Monday, 18 November 2019

Finance News

Rystad Energy: Oilfield Service Companies are Going Beyond Oil

Heavyweight oilfield service providers like Saipem and Baker Hughes are diversifying beyond oil and gas development projects and are moving increasingly into renewable energy projects, Rystad Energy finds.

In 2014, non-upstream oil and gas activities accounted for 22% of revenues among service suppliers. This share grew to 27% in 2018. Rystad Energy, the independent energy knowledge house headquartered in Norway with offices across the globe, expects the trend to accelerate in the next decade.

“If pure-play contractors within drilling, well services and seismic – which don’t have much to offer outside the upstream oil and gas industry – are removed from the equation, activities outside of upstream accounted for nearly 30% of last year’s revenues,” says Audun Martinsen, head of oilfield services research at Rystad Energy.

This shift is driven by contractors seeking opportunities outside of exploration and development activities in oil and gas. It is also the result of large budget cuts in the upstream market, which have been greater than midstream market budget cuts, shifting the overall investment profile of the market space.
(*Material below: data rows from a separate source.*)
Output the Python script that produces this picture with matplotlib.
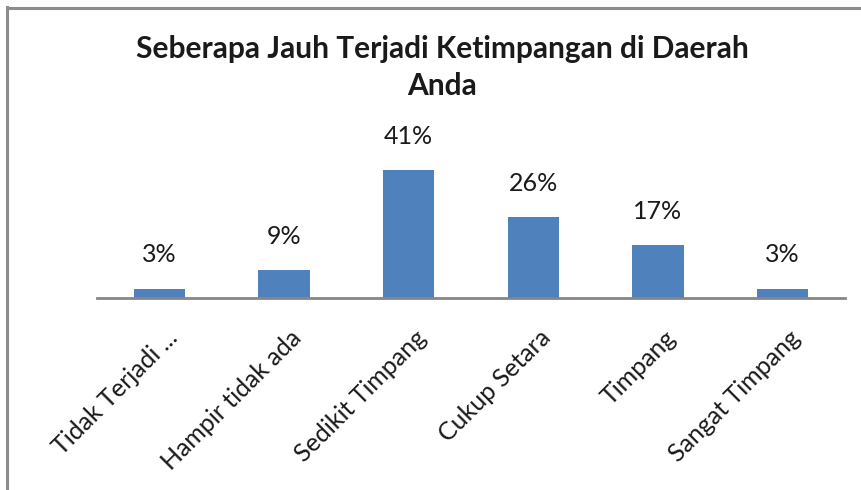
import matplotlib
matplotlib.use("Agg")
import matplotlib.pyplot as plt
from matplotlib.lines import Line2D
import matplotlib.transforms as mtransforms

categories = ["Tidak Terjadi ...", "Hampir tidak ada", "Sedikit Timpang",
              "Cukup Setara", "Timpang", "Sangat Timpang"]
values = [3, 9, 41, 26, 17, 3]
labels = ["3%", "9%", "41%", "26%", "17%", "3%"]
title_lines = ["Seberapa Jauh Terjadi Ketimpangan di Daerah", "Anda"]

W, H = 861, 490
DPI = 100
plt.rcParams['font.family'] = ['Lato', 'DejaVu Sans']

fig = plt.figure(figsize=(W / DPI, H / DPI), dpi=DPI)
fig.patch.set_facecolor("white")

# frame lines (left and top only)
fig.add_artist(Line2D([7 / W, 7 / W], [0, 1 - 7 / H], transform=fig.transFigure,
                      color="#8c8c8c", lw=2.2))
fig.add_artist(Line2D([7 / W, 1], [1 - 8 / H, 1 - 8 / H], transform=fig.transFigure,
                      color="#8c8c8c", lw=2.2))

ymax = 45
px_per = 3.12
ax_left, ax_right = 97, 845
ax_bottom = 298
ax_top = ax_bottom - ymax * px_per
ax = fig.add_axes([ax_left / W, 1 - ax_bottom / H, (ax_right - ax_left) / W,
                   (ax_bottom - ax_top) / H])
x = list(range(len(categories)))
bars = ax.bar(x, values, width=0.41, color="#4F81BD", zorder=2)
ax.set_xlim(-0.5, len(categories) - 0.5)
ax.set_ylim(0, ymax)
for s in ["top", "right", "left"]:
    ax.spines[s].set_visible(False)
ax.spines["bottom"].set_color("#868686")
ax.spines["bottom"].set_linewidth(2)
ax.set_yticks([])
ax.set_xticks(x)
ax.set_xticklabels([])
ax.tick_params(axis="x", length=0)

for xi, v, lab in zip(x, values, labels):
    ax.annotate(lab, (xi, v), xytext=(0, 16), textcoords="offset points",
                ha="center", va="bottom", fontsize=18, color="#1a1a1a")

offset = mtransforms.ScaledTranslation(14 / DPI, -36 / DPI, fig.dpi_scale_trans)
for xi, cat in zip(x, categories):
    ax.text(xi, 0, cat, rotation=45, rotation_mode="anchor", ha="right", va="center",
            fontsize=18, color="#1a1a1a",
            transform=ax.get_xaxis_transform() + offset)

fig.text(442 / W, 1 - 58 / H, title_lines[0], ha="center", va="baseline", fontsize=21.5,
         fontweight="bold", color="#1a1a1a")
fig.text(442 / W, 1 - 95 / H, title_lines[1], ha="center", va="baseline", fontsize=21.5,
         fontweight="bold", color="#1a1a1a")

fig.savefig("out.png", dpi=DPI, facecolor="white")
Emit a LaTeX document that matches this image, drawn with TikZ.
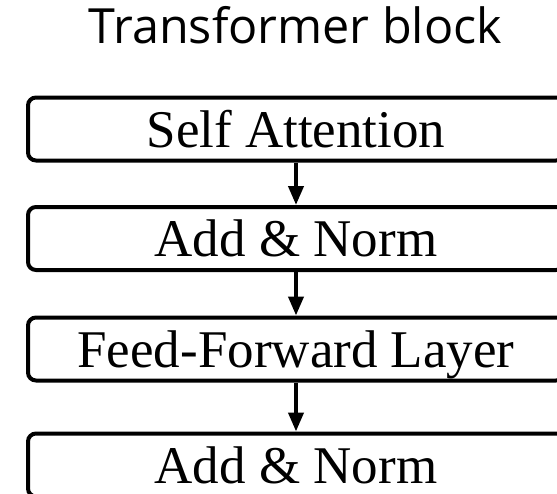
\documentclass[tikz,border=0pt]{standalone}
\usepackage{fontspec}
\setmainfont{Liberation Serif}
\newfontfamily\titlefont{Open Sans}
\usetikzlibrary{arrows.meta}
\begin{document}
\begin{tikzpicture}[x=1pt,y=1pt,
  blockbox/.style={draw, line width=4pt, rounded corners=8pt, inner sep=0pt,
    minimum width=536pt, minimum height=63pt, font=\fontsize{53}{60}\selectfont,
    text height=36pt, text depth=0pt},
  flowarrow/.style={line width=4pt, -{Triangle[width=15pt,length=19pt]}}]
\useasboundingbox (0,0) rectangle (557,-493);
\clip (0,0) rectangle (557,-493);
\fill[white] (0,0) rectangle (557,-493);
\node[anchor=base, font=\titlefont\fontsize{48.5}{56}\selectfont] (title) at (295.5,-43) {Transformer block};
\node[blockbox] (b1) at (296,-129) {Self Attention};
\node[blockbox] (b2) at (296,-238.5) {Add \& Norm};
\node[blockbox] (b3) at (296,-349) {Feed-Forward Layer};
\node[blockbox] (b4) at (296,-465) {Add \& Norm};
\draw[flowarrow] (b1.south) -- (b2.north);
\draw[flowarrow] (b2.south) -- (b3.north);
\draw[flowarrow] (b3.south) -- (b4.north);
\end{tikzpicture}
\end{document}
“But beyond these obvious motivators, the shift is also a sign of something greater – namely, the energy transition,” Martinsen remarked. “Suppliers have begun embarking on a journey towards becoming broader energy service companies, sailing away from the oilfield services segment that propelled them in the past.”

Baker Hughes is a notable example of this shift. After GE announced in September that it would reduce its ownership share from 50.4% to 38%, Baker Hughes rebranded itself last week. Shedding its former persona as BHGE, a “fullstream company” focusing on reservoir to the refinery, the company will henceforth be known as Baker Hughes, an “energy technology company” that develops and deploys energy technologies to drive the industry towards energy transition.

Likewise, 50% of Saipem’s engineering and construction backlog was based on oil projects at the end of 2016. One of the largest EPC (engineering, procurement and construction) contractors and service conglomerates, the Italian company’s oil-based backlog had shrunk to just 33% by mid-2019, with gas and other energy projects assuming an increasing share of the portfolio. The firm expects clean energy to make up 60% of its portfolio going forward, as it takes on a larger presence in offshore wind, solar and geothermal power, as well as the conversion of biomass. Saipem’s main competitor, TechnipFMC, has further steps down the road towards energy transition this year, initiating a plan to split the company and spin-off an entirely new entity to exclusively chase energy infrastructure projects.

“In the next decade, this trend is likely to crystallize further, with more oilfield service companies expanding into other energy services to adapt to the winds of change and to gain a first-mover advantage in the emerging clean energy service market,” Martinsen said.

Rystad Energy forecasts that the global upstream service market will decline in 2020 and grow only at a modest 3% for the four-year period from 2019 to 2022.

“For service companies, it will be a more lucrative journey to get exposed to a fast-moving energy market, like in Asia-Pacific, where renewable capex will overtake upstream investments as soon as next year,” Martinsen remarked.